As I continued to get to know other freshmen, my insecurities began to fade. I met people who shared a similar background with me, along with the many who did not. According to the University’s Office of Registrar, 30 percent of students are out-of-state, with representation from all 50 states. Six percent are international, with students hailing from 150 countries.

I stopped looking at the geographical diversity at this University as a cause of personal diffidence, and instead began to appreciate how many people I had to learn from. As cliché as it may sound, some of the most valuable lessons I’ll take from this place were taught by my peers outside of the classroom.

I began to recognize that no one background is “better” than the next, and because of that, I had a renewed sense of appreciation for my small-town upbringing: for what it gave me, and for what it allowed me to share with the people around me.

I recently started following Huffington Post’s Love Letters project — a series of letters written by those who have something to say about the place that means the most to them. For many, it’s the place they call “home.” You can find love letters written to some of the world’s most beautiful and desired destinations — London, Paris, New York City, New Orleans and Hong Kong, for instance.

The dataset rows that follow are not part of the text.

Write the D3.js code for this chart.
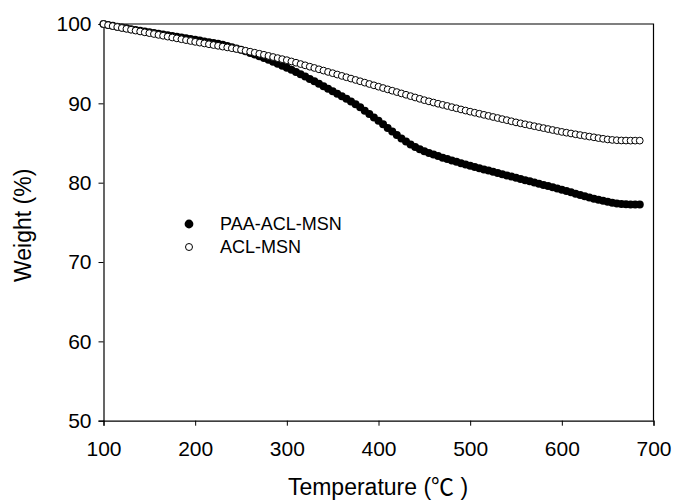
<!DOCTYPE html>
<html>
<head>
<meta charset="utf-8">
<script src="https://cdn.jsdelivr.net/npm/d3@7"></script>
<style>
  body { margin: 0; background: #fff; }
  text { font-family: "Liberation Sans", Arial, "Noto Sans CJK SC", sans-serif; fill: #000; }
</style>
</head>
<body>
<svg id="chart" width="674" height="502"></svg>
<script>
// temperature (°C) readings, every 5 degrees
const temperature = [
  100,105,110,115,120,125,130,135,140,145,150,155,160,165,170,175,180,185,190,195,
  200,205,210,215,220,225,230,235,240,245,250,255,260,265,270,275,280,285,290,295,
  300,305,310,315,320,325,330,335,340,345,350,355,360,365,370,375,380,385,390,395,
  400,405,410,415,420,425,430,435,440,445,450,455,460,465,470,475,480,485,490,495,
  500,505,510,515,520,525,530,535,540,545,550,555,560,565,570,575,580,585,590,595,
  600,605,610,615,620,625,630,635,640,645,650,655,660,665,670,675,680,685
]

// weight (%) of PAA-ACL-MSN (filled)
const paaAclMsn = [
  100.00,99.88,99.77,99.66,99.55,99.45,99.35,99.25,99.15,99.05,98.95,98.86,98.77,98.68,98.59,98.50,98.40,98.30,98.20,98.10,
  98.00,97.91,97.81,97.71,97.61,97.50,97.37,97.22,97.07,96.91,96.75,96.55,96.35,96.15,95.94,95.72,95.49,95.25,95.00,94.74,
  94.48,94.22,93.95,93.66,93.37,93.07,92.77,92.46,92.15,91.84,91.53,91.21,90.89,90.57,90.24,89.90,89.50,89.08,88.66,88.23,
  87.80,87.35,86.90,86.45,86.00,85.58,85.18,84.82,84.50,84.20,83.95,83.74,83.55,83.35,83.15,82.97,82.80,82.63,82.46,82.29,
  82.12,81.97,81.82,81.67,81.52,81.37,81.22,81.07,80.92,80.77,80.62,80.47,80.32,80.17,80.02,79.87,79.72,79.57,79.42,79.27,
  79.12,78.95,78.78,78.61,78.45,78.30,78.14,77.99,77.85,77.72,77.60,77.48,77.38,77.32,77.28,77.26,77.25,77.25
]

// weight (%) of ACL-MSN (open)
const aclMsn = [
  100.00,99.86,99.74,99.62,99.50,99.39,99.28,99.17,99.06,98.95,98.85,98.74,98.63,98.52,98.41,98.30,98.19,98.08,97.97,97.86,
  97.75,97.65,97.55,97.45,97.35,97.25,97.15,97.05,96.95,96.85,96.75,96.63,96.51,96.38,96.25,96.12,95.98,95.84,95.70,95.57,
  95.44,95.28,95.12,94.95,94.79,94.62,94.46,94.29,94.13,93.96,93.80,93.63,93.46,93.29,93.12,92.95,92.78,92.61,92.44,92.27,
  92.10,91.93,91.76,91.59,91.42,91.25,91.08,90.91,90.74,90.57,90.40,90.25,90.10,89.95,89.81,89.67,89.52,89.38,89.23,89.09,
  88.95,88.82,88.69,88.55,88.42,88.28,88.15,88.01,87.88,87.74,87.60,87.48,87.36,87.24,87.12,87.00,86.88,86.76,86.64,86.52,
  86.40,86.30,86.20,86.10,86.00,85.90,85.81,85.72,85.62,85.53,85.45,85.39,85.35,85.32,85.31,85.30,85.30,85.30
]

const seriesNames = ["PAA-ACL-MSN", "ACL-MSN"]
const xTicks = [100, 200, 300, 400, 500, 600, 700]
const yTicks = [50, 60, 70, 80, 90, 100]

const svg = d3.select("#chart")
const plotLeft = 103.5, plotRight = 653.5, plotTop = 24, plotBottom = 420.7

let xScale = d3.scaleLinear().domain([100, 700]).range([plotLeft, plotRight])
let yScale = d3.scaleLinear().domain([50, 100]).range([plotBottom, plotTop])

// frame (top + right)
svg.append("path")
   .attr("d", `M${plotLeft},${plotTop}H${plotRight}V${plotBottom}`)
   .attr("fill", "none").attr("stroke", "#000").attr("stroke-width", 1.2)

// X axis
let x_axis = d3.axisBottom(xScale).tickValues(xTicks).tickSize(5).tickPadding(15).tickFormat(d3.format("d"))
let gx = svg.append("g").attr("transform", `translate(0,${plotBottom})`).call(x_axis)
gx.select(".domain").attr("stroke-width", 1.2)
gx.selectAll("text").style("font-size", "21px")

// Y axis
let y_axis = d3.axisLeft(yScale).tickValues(yTicks).tickSize(5).tickPadding(7).tickFormat(d3.format("d"))
let gy = svg.append("g").attr("transform", `translate(${plotLeft},0)`).call(y_axis)
gy.select(".domain").attr("stroke-width", 1.2)
gy.selectAll("text").style("font-size", "21px")

// markers: filled first, open on top
svg.append("g").selectAll("circle")
   .data(temperature)
   .enter().append("circle")
   .attr("cx", (d) => xScale(d))
   .attr("cy", (d, i) => yScale(paaAclMsn[i]))
   .attr("r", 4)
   .attr("fill", "#000")

svg.append("g").selectAll("circle")
   .data(temperature)
   .enter().append("circle")
   .attr("cx", (d) => xScale(d))
   .attr("cy", (d, i) => yScale(aclMsn[i]))
   .attr("r", 3.4)
   .attr("fill", "#fff")
   .attr("stroke", "#000")
   .attr("stroke-width", 1)

// axis labels
svg.append("text")
   .attr("x", 378).attr("y", 495)
   .attr("text-anchor", "middle")
   .style("font-size", "23px")
   .text("Temperature (℃ )")

svg.append("g")
   .attr("transform", `translate(31,${(plotTop + plotBottom) / 2 + 3}) rotate(270)`)
   .append("text")
   .attr("text-anchor", "middle")
   .style("font-size", "23px")
   .text("Weight (%)")

// legend
seriesNames.forEach(function (name, i) {
    let lgnd = svg.append("g").attr("transform", `translate(189,${224 + i * 23})`)
    if (i === 0) {
        lgnd.append("circle").attr("r", 4.4).attr("fill", "#000")
    } else {
        lgnd.append("circle").attr("r", 3.5).attr("fill", "#fff").attr("stroke", "#000").attr("stroke-width", 1)
    }
    lgnd.append("text").attr("x", 31).attr("y", 6).style("font-size", "18px").text(name)
})
</script>
</body>
</html>
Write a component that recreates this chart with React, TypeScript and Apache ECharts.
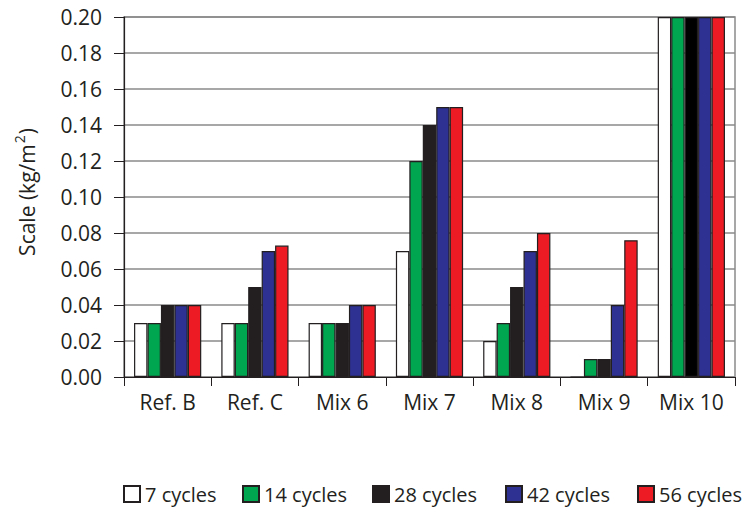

But where’s the love for the small towns? Cities with populations in the thousands, even hundreds, seemed to be barely a blip on the project’s map. Thus, my ode to small towns everywhere:

Dear Small Town,

I’m sorry for having left you. It wasn’t you; it was me. I’ll forever be grateful for the years we spent together, but our time had run its course. Even so, my gratitude is still very much alive for you, small town. I hope you understand.

I came to know you well, small town — so well that I could navigate your contours with my eyes closed. I appreciated that familiarity. You were predictable, but I was OK with that. In fact, it’s one of the qualities I still love most about you.

I loved our traditions, my favorite being Fridays in autumn. I remember the excitement that would hit me as soon as I woke up. Once 7 p.m. rolled around, it was the same excitement that made its way to the football field that was home to most for a few hours on those Friday nights. Those memories are some of my most cherished.

I could tell you, small town, that running errands in my new place is a lot quicker now. When I was with you, grocery shopping took so long. With you, I had to stop and have a conversation with everyone I knew, which was essentially everyone I saw. I could also tell you that I miss that.

I remember saying goodbye to you on that August night, sitting in the top row of the stands. There were no players on the field that time, and the rows below me were empty. I was scared. I didn’t think I wanted to leave you, small town. You were safe. Some might think you held my hand too much, but I don’t agree. You gave me support and comfort. You gave me the friends I’ll always come back to, and the families that became my second. You gave me a solid foundation to build on.

Since leaving you, I’ve learned that “home” is a word that’s interchangeable. They say home is where the heart is, and that’s why you’ll always have a piece of mine, small town. But I hope you can understand that pieces of my heart will be left elsewhere, too. Starting here in Ann Arbor, my second place to call home.